América Latina observa esta discusión desde la distancia, pero no debería. La región adopta las tecnologías de IA a un ritmo acelerado, sin capacidad de producción propia y con escasos mecanismos de control. Los modelos que usamos —desde los más populares hasta los incorporados en plataformas de gobierno o educación— son desarrollados y alojados en otros países, bajo normativas que no nos incluyen. En ese contexto, hablar de “pausa” puede parecer ajeno, pero es justamente lo contrario: cuanto más dependiente es una sociedad de tecnologías que no controla, más urgente resulta pensar en regulaciones locales que establezcan límites, principios éticos y soberanía digital.

Los debates públicos se concentran más en los beneficios productivos o de eficiencia estatal que en los riesgos existenciales o de autonomía. Y aunque los escenarios de “colapso civilizatorio” puedan sonar exagerados, hay amenazas más cercanas y tangibles: la manipulación de información a escala masiva, la concentración del conocimiento en pocas corporaciones, la precarización laboral por automatización y la pérdida de control sobre los datos personales. Todos esos procesos ya están en marcha.

El pedido de los tecnólogos no apunta a detener la investigación, sino a instalar una pausa reflexiva, un tiempo para poner condiciones antes de seguir acelerando. Un alto que permita establecer reglas mínimas de seguridad, transparencia y evaluación de impacto social. En otras palabras, volver a colocar al ser humano en el centro del desarrollo tecnológico. Pero eso requiere voluntad política, cooperación internacional y una mirada de largo plazo que hoy parece escasa en un mundo guiado por la inmediatez.
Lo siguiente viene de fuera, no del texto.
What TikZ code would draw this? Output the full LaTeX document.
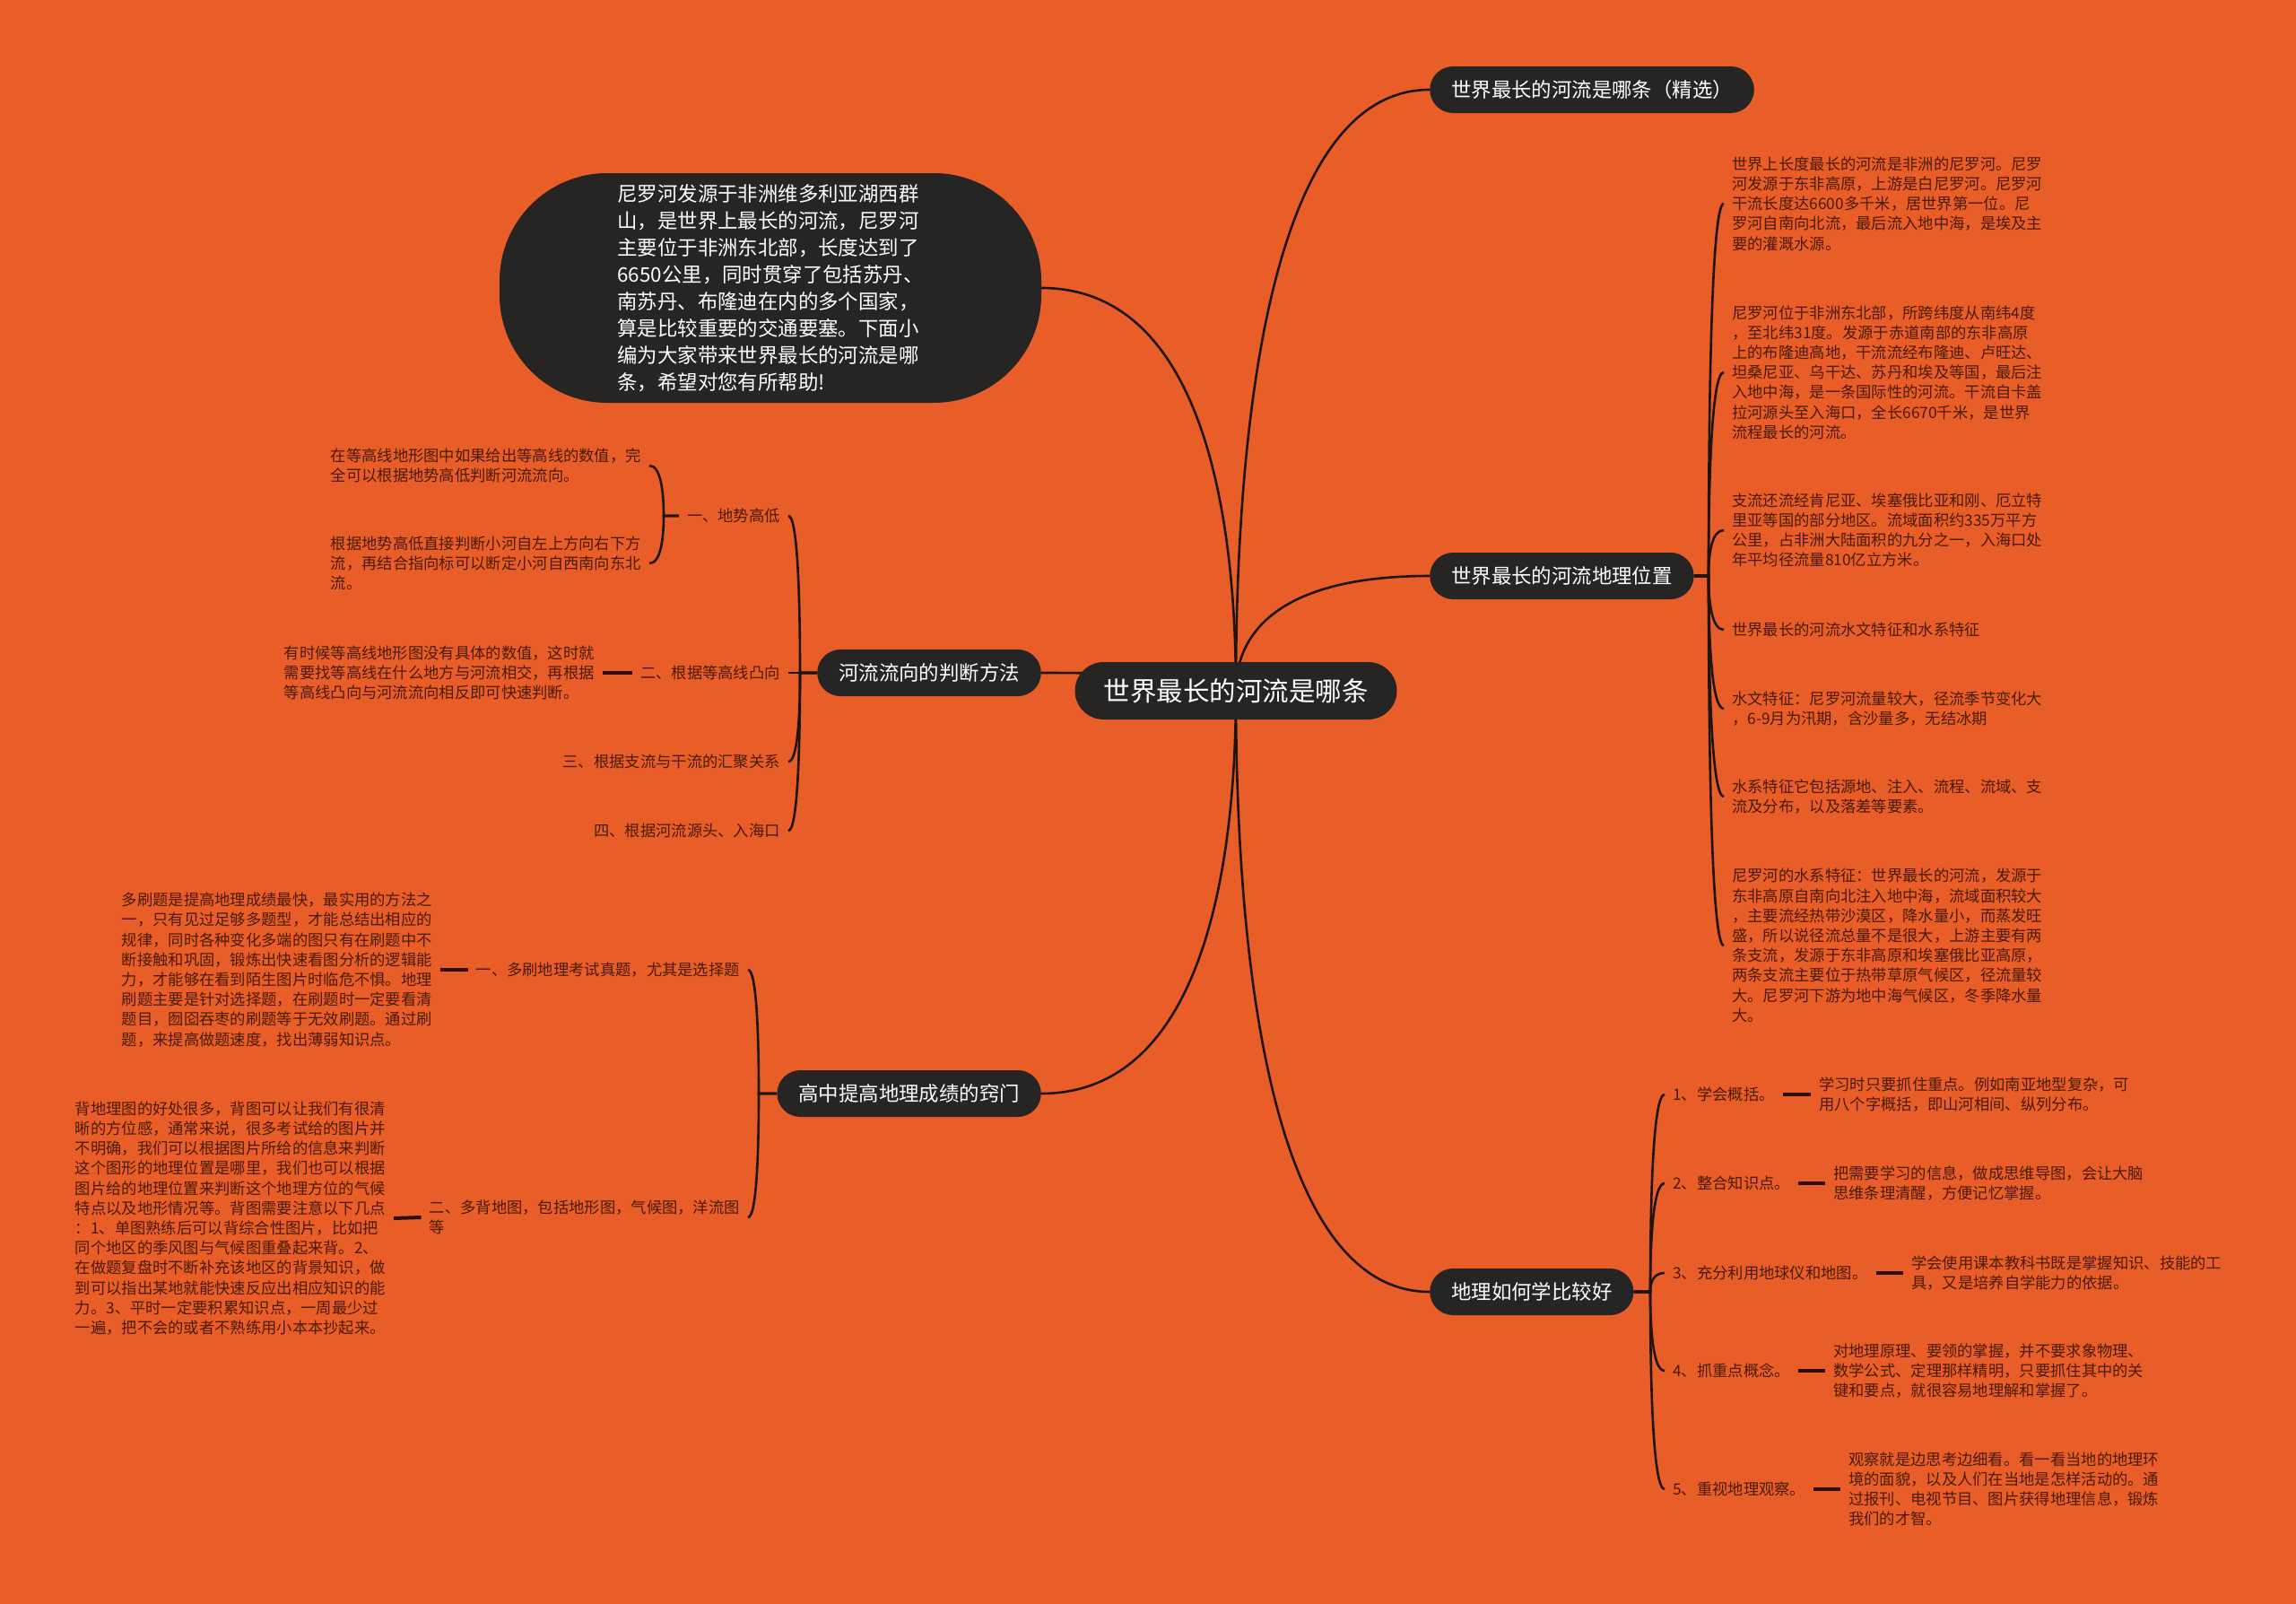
\documentclass[tikz,border=0pt]{standalone}
\usepackage{fontspec}
\setmainfont{Noto Sans CJK SC}
\usetikzlibrary{calc,backgrounds}
\definecolor{bgc}{HTML}{E95E28}
\definecolor{nodefill}{HTML}{272524}
\definecolor{linec}{HTML}{1E1511}
\definecolor{txtc}{HTML}{4A1A0A}
\definecolor{dashc}{HTML}{2E0E04}
\begin{document}
\begin{tikzpicture}[x=1pt,y=-1pt,
  pillnode/.style={fill=nodefill, text=white, rounded corners=26pt, minimum height=52pt, inner xsep=24pt, inner ysep=0pt, font=\fontsize{22.4}{26}\selectfont},
  rootnode/.style={pillnode, rounded corners=32pt, minimum height=64pt, inner xsep=32pt, font=\fontsize{29.5}{34}\selectfont},
  bignode/.style={fill=nodefill, text=white, rounded corners=120pt, minimum width=604pt, minimum height=256pt, align=left, font=\fontsize{22.4}{30}\selectfont},
  leaf/.style={text=txtc, inner xsep=9pt, inner ysep=2pt, align=left, font=\fontsize{17.3}{22.2}\selectfont},
  conn/.style={draw=linec, line width=2.6pt},
  dashln/.style={draw=dashc, line width=4pt},
  curvy/.style={to path={.. controls ($(\tikztostart)!0.5!(\tikztostart|-\tikztotarget)$) and ($(\tikztostart|-\tikztotarget)!0.22!(\tikztotarget)$) .. (\tikztotarget) \tikztonodes}}
]
\useasboundingbox (0,0) rectangle (2560,1788);

% main nodes
\node[rootnode] (C) at (1378,770) {世界最长的河流是哪条};
\node[pillnode, anchor=west] (R1) at (1594,100) {世界最长的河流是哪条（精选）};
\node[pillnode, anchor=west] (R2) at (1594,642) {世界最长的河流地理位置};
\node[pillnode, anchor=west] (R3) at (1594,1440) {地理如何学比较好};
\node[bignode] (L0) at (859,321) {尼罗河发源于非洲维多利亚湖西群\\山，是世界上最长的河流，尼罗河\\主要位于非洲东北部，长度达到了\\6650公里，同时贯穿了包括苏丹、\\南苏丹、布隆迪在内的多个国家，\\算是比较重要的交通要塞。下面小\\编为大家带来世界最长的河流是哪\\条，希望对您有所帮助!};
\node[pillnode, anchor=east] (L1) at (1161,750) {河流流向的判断方法};
\node[pillnode, anchor=east] (L2) at (1161,1219) {高中提高地理成绩的窍门};

% junctions
\coordinate (J2) at (1905,642);
\coordinate (J3) at (1840,1440);
\coordinate (J1) at (892,750);
\coordinate (J4) at (846,1219);
\coordinate (J5) at (740,575);

% right: geography position
\node[leaf, anchor=west] (a1) at (1922,227) {世界上长度最长的河流是非洲的尼罗河。尼罗\\河发源于东非高原，上游是白尼罗河。尼罗河\\干流长度达6600多千米，居世界第一位。尼\\罗河自南向北流，最后流入地中海，是埃及主\\要的灌溉水源。};
\node[leaf, anchor=west] (a2) at (1922,415) {尼罗河位于非洲东北部，所跨纬度从南纬4度\\，至北纬31度。发源于赤道南部的东非高原\\上的布隆迪高地，干流流经布隆迪、卢旺达、\\坦桑尼亚、乌干达、苏丹和埃及等国，最后注\\入地中海，是一条国际性的河流。干流自卡盖\\拉河源头至入海口，全长6670千米，是世界\\流程最长的河流。};
\node[leaf, anchor=west] (a3) at (1922,591) {支流还流经肯尼亚、埃塞俄比亚和刚、厄立特\\里亚等国的部分地区。流域面积约335万平方\\公里，占非洲大陆面积的九分之一，入海口处\\年平均径流量810亿立方米。};
\node[leaf, anchor=west] (a4) at (1922,702) {世界最长的河流水文特征和水系特征};
\node[leaf, anchor=west] (a5) at (1922,790) {水文特征：尼罗河流量较大，径流季节变化大\\，6-9月为汛期，含沙量多，无结冰期};
\node[leaf, anchor=west] (a6) at (1922,888) {水系特征它包括源地、注入、流程、流域、支\\流及分布，以及落差等要素。};
\node[leaf, anchor=west] (a7) at (1922,1054) {尼罗河的水系特征：世界最长的河流，发源于\\东非高原自南向北注入地中海，流域面积较大\\，主要流经热带沙漠区，降水量小，而蒸发旺\\盛，所以说径流总量不是很大，上游主要有两\\条支流，发源于东非高原和埃塞俄比亚高原，\\两条支流主要位于热带草原气候区，径流量较\\大。尼罗河下游为地中海气候区，冬季降水量\\大。};

% right: how to learn geography
\node[leaf, anchor=west] (b1) at (1856,1220) {1、学会概括。};
\node[leaf, anchor=west] (b2) at (1856,1319) {2、整合知识点。};
\node[leaf, anchor=west] (b3) at (1856,1419) {3、充分利用地球仪和地图。};
\node[leaf, anchor=west] (b4) at (1856,1528) {4、抓重点概念。};
\node[leaf, anchor=west] (b5) at (1856,1660) {5、重视地理观察。};
\node[leaf, anchor=west] (bd1) at (2019,1220) {学习时只要抓住重点。例如南亚地型复杂，可\\用八个字概括，即山河相间、纵列分布。};
\node[leaf, anchor=west] (bd2) at (2035,1319) {把需要学习的信息，做成思维导图，会让大脑\\思维条理清醒，方便记忆掌握。};
\node[leaf, anchor=west] (bd3) at (2122,1419) {学会使用课本教科书既是掌握知识、技能的工\\具，又是培养自学能力的依据。};
\node[leaf, anchor=west] (bd4) at (2035,1528) {对地理原理、要领的掌握，并不要求象物理、\\数学公式、定理那样精明，只要抓住其中的关\\键和要点，就很容易地理解和掌握了。};
\node[leaf, anchor=west] (bd5) at (2052,1660) {观察就是边思考边细看。看一看当地的地理环\\境的面貌，以及人们在当地是怎样活动的。通\\过报刊、电视节目、图片获得地理信息，锻炼\\我们的才智。};

% left: river flow direction
\node[leaf, anchor=east] (c1) at (879,575) {一、地势高低};
\node[leaf, anchor=east] (c2) at (879,750) {二、根据等高线凸向};
\node[leaf, anchor=east] (c3) at (879,849) {三、根据支流与干流的汇聚关系};
\node[leaf, anchor=east] (c4) at (879,926) {四、根据河流源头、入海口};
\node[leaf, anchor=east] (c1a) at (724,519) {在等高线地形图中如果给出等高线的数值，完\\全可以根据地势高低判断河流流向。};
\node[leaf, anchor=east] (c1b) at (724,628) {根据地势高低直接判断小河自左上方向右下方\\流，再结合指向标可以断定小河自西南向东北\\流。};
\node[leaf, anchor=east] (c2a) at (672,750) {有时候等高线地形图没有具体的数值，这时就\\需要找等高线在什么地方与河流相交，再根据\\等高线凸向与河流流向相反即可快速判断。};

% left: tips for geography scores
\node[leaf, anchor=east] (d1) at (834,1081) {一、多刷地理考试真题，尤其是选择题};
\node[leaf, anchor=east] (d2) at (834,1357) {二、多背地图，包括地形图，气候图，洋流图\\等};
\node[leaf, anchor=east] (d1a) at (491,1081) {多刷题是提高地理成绩最快，最实用的方法之\\一，只有见过足够多题型，才能总结出相应的\\规律，同时各种变化多端的图只有在刷题中不\\断接触和巩固，锻炼出快速看图分析的逻辑能\\力，才能够在看到陌生图片时临危不惧。地理\\刷题主要是针对选择题，在刷题时一定要看清\\题目，囫囵吞枣的刷题等于无效刷题。通过刷\\题，来提高做题速度，找出薄弱知识点。};
\node[leaf, anchor=east] (d2a) at (439,1358) {背地理图的好处很多，背图可以让我们有很清\\晰的方位感，通常来说，很多考试给的图片并\\不明确，我们可以根据图片所给的信息来判断\\这个图形的地理位置是哪里，我们也可以根据\\图片给的地理位置来判断这个地理方位的气候\\特点以及地形情况等。背图需要注意以下几点\\：1、单图熟练后可以背综合性图片，比如把\\同个地区的季风图与气候图重叠起来背。2、\\在做题复盘时不断补充该地区的背景知识，做\\到可以指出某地就能快速反应出相应知识的能\\力。3、平时一定要积累知识点，一周最少过\\一遍，把不会的或者不熟练用小本本抄起来。};

\begin{pgfonlayer}{background}
  \fill[bgc] (0,0) rectangle (2560,1788);
  % root connectors
  \draw[conn] (C.center) to[curvy] (R1.west);
  \draw[conn] (C.center) to[curvy] (R2.west);
  \draw[conn] (C.center) to[curvy] (R3.west);
  \draw[conn] (C.center) to[curvy] (L0.east);
  \draw[conn] (C.center) to[curvy] (L1.east);
  \draw[conn] (C.center) to[curvy] (L2.east);
  % R2 children
  \foreach \n in {a1,a2,a3,a4,a5,a6,a7}
    \draw[conn] (R2.east) -- (J2) to[curvy] (\n.west);
  % R3 children
  \foreach \n in {b1,b2,b3,b4,b5}
    \draw[conn] (R3.east) -- (J3) to[curvy] (\n.west);
  % L1 children
  \foreach \n in {c1,c2,c3,c4}
    \draw[conn] (L1.west) -- (J1) to[curvy] (\n.east);
  \foreach \n in {c1a,c1b}
    \draw[conn] (c1.west) -- (J5) to[curvy] (\n.east);
  % L2 children
  \foreach \n in {d1,d2}
    \draw[conn] (L2.west) -- (J4) to[curvy] (\n.east);
  % dashes
  \draw[dashln] (b1.east) -- (bd1.west);
  \draw[dashln] (b2.east) -- (bd2.west);
  \draw[dashln] (b3.east) -- (bd3.west);
  \draw[dashln] (b4.east) -- (bd4.west);
  \draw[dashln] (b5.east) -- (bd5.west);
  \draw[dashln] (c2.west) -- (c2a.east);
  \draw[dashln] (d1.west) -- (d1a.east);
  \draw[dashln] (d2.west) -- (d2a.east);
\end{pgfonlayer}
\end{tikzpicture}
\end{document}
Tal vez el verdadero riesgo no sea la inteligencia artificial en sí, sino la ceguera con la que la humanidad avanza hacia su integración total sin preguntarse qué está dejando atrás. Frenar, en este contexto, no es retroceder: es una forma de recuperar el control, de evitar que la carrera tecnológica se convierta en un acto de fe. Si el futuro está escrito en código, aún estamos a tiempo de decidir quién lo programa.